È un cambio di mentalità che parte dall’Università e contamina ciò che la circonda. A Venezia lo sanno -la raccolta differenziata di ateneo ha infatti spronato il Comune-, così come all’Università di Genova, sempre in materia di rifiuti, dove a partire dal 2015 si fa la differenziata e si è raggiunta in breve quota 60%, come racconta la professoressa Adriana Del Borghi, referente RUS  del posto. Su fino all’Università di Trento, 16mila studenti e una piattaforma di car pooling (auto condivisa) messa a punto per centinaia di iscritti. 

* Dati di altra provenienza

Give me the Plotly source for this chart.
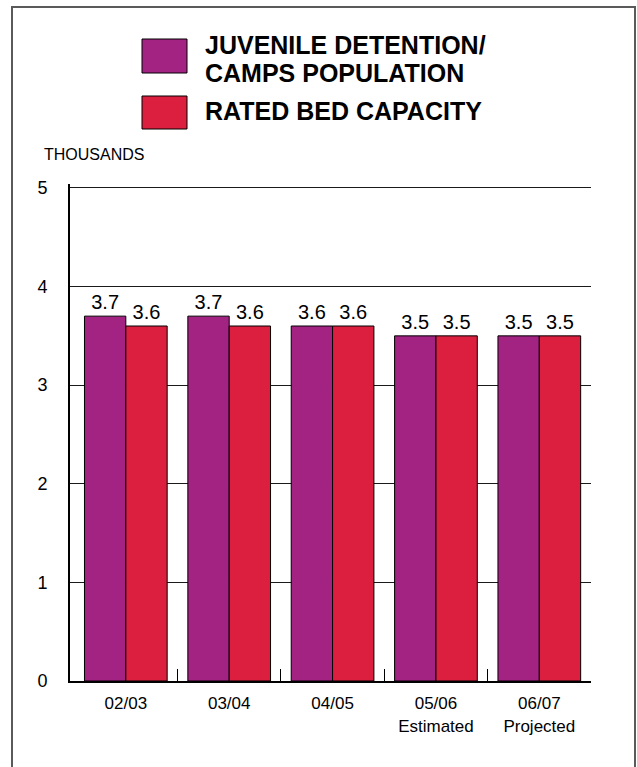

E mentre Salerno e Palermo stanno cercando di strutturarsi e rafforzarsi sul versante mobilità, a Parma -che conta 24mila studenti- è avvenuta una piccola e grande rivoluzione. Ne è testimone il professor Alessio Malcevschi, che insegna al Dipartimento di Bioscienze all’Università ed è il delegato alla sostenibilità, dopo la nomina rettorale avvenuta nel 2015. “Insieme a Milano Statale, Ca’ Foscari e La Sapienza di Roma, l’Università di Parma ha aderito alla rete GUPES (Global Universities Partnership on Environment and Sustainability) in seno alle Nazioni Unite -spiega Malcevschi- a compimento di un percorso che ha raggiunto il proprio apice nell’inserimento della sostenibilità all’articolo 1 nel nuovo Statuto dell’ateneo, entrato in vigore dal primo gennaio 2016”. Un intervento formale che per Malcevschi è in realtà un passaggio fondamentale. Così come l’istituzione del “Dipartimento di scienze chimiche, della vita e della sostenibilità ambientale”, il primo in Italia e in Europa secondo il delegato RUS di Parma. Inoltre, dal prossimo anno partirà un nuovo corso a Economia centrato proprio sul sistema alimentare e la sostenibilità. “Sono convinto che non si possa essere sostenibili solamente nel proprio ufficio ma che si debba concepire l’università come un faro di progetti e processi sostenibili da portare all’esterno -ragiona Malcevschi-. “Il ‘mandato’ universitario non può essere limitato al preparare persone per un mercato, bensì creare quel mercato, sostenibile, e con grandi margini di sviluppo e di creazione di posti di lavoro”. L’Università italiana si sta muovendo.